Exercise details » Leave the pictures out and retype the lines from the beginning through the line with "ax = fig.add_axes([0.0776, 0.2016, 0.9170, 0.7675])", both ends included.

Supplied data »

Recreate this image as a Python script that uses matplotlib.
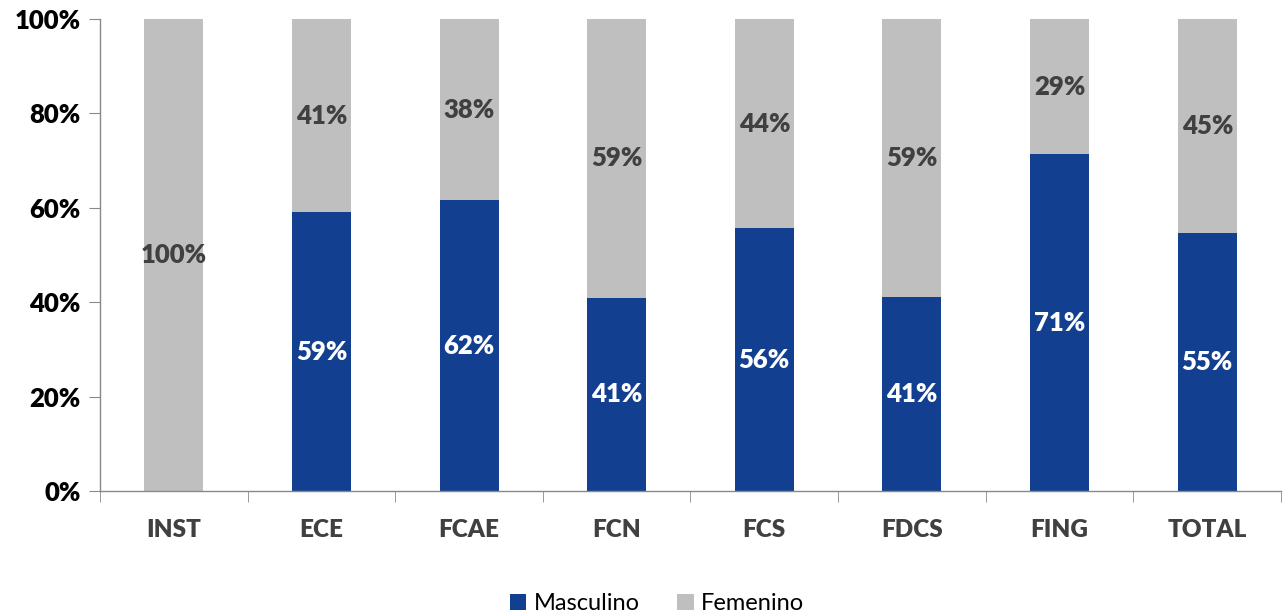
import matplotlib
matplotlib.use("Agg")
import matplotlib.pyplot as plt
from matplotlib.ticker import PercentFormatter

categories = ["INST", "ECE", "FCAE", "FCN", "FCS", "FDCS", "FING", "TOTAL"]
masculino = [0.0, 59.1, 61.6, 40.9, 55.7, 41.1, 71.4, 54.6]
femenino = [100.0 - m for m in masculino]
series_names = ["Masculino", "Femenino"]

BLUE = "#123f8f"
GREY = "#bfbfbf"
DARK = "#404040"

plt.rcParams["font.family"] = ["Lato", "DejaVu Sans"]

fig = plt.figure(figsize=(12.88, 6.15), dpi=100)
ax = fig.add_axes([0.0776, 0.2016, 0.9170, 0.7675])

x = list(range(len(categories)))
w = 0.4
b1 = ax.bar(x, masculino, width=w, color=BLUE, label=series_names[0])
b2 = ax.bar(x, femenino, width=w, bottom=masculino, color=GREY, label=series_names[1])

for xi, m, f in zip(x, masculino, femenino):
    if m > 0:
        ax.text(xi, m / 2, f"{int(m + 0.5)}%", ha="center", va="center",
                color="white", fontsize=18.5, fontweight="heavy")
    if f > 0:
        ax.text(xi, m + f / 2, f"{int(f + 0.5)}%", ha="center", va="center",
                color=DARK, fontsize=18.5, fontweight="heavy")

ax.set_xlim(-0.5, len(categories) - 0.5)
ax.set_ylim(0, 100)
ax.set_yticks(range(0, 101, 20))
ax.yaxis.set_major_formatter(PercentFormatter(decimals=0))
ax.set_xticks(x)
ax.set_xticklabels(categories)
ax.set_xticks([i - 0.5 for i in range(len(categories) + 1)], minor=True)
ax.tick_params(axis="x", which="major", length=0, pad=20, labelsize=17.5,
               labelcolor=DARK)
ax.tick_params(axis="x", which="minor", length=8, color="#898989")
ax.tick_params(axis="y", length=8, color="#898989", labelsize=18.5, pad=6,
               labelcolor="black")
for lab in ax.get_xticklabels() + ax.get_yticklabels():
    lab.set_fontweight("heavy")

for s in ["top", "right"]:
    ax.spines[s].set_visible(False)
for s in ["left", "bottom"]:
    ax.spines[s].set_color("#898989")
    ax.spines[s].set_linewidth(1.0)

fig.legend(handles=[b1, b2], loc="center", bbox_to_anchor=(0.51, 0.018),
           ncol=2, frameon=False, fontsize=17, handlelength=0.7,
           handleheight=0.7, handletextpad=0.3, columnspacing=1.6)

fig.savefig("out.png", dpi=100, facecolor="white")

Solution »
Recreate this image as a Python script that uses matplotlib.
import matplotlib
matplotlib.use("Agg")
import matplotlib.pyplot as plt
from matplotlib.ticker import PercentFormatter

categories = ["INST", "ECE", "FCAE", "FCN", "FCS", "FDCS", "FING", "TOTAL"]
masculino = [0.0, 59.1, 61.6, 40.9, 55.7, 41.1, 71.4, 54.6]
femenino = [100.0 - m for m in masculino]
series_names = ["Masculino", "Femenino"]

BLUE = "#123f8f"
GREY = "#bfbfbf"
DARK = "#404040"

plt.rcParams["font.family"] = ["Lato", "DejaVu Sans"]

fig = plt.figure(figsize=(12.88, 6.15), dpi=100)
ax = fig.add_axes([0.0776, 0.2016, 0.9170, 0.7675])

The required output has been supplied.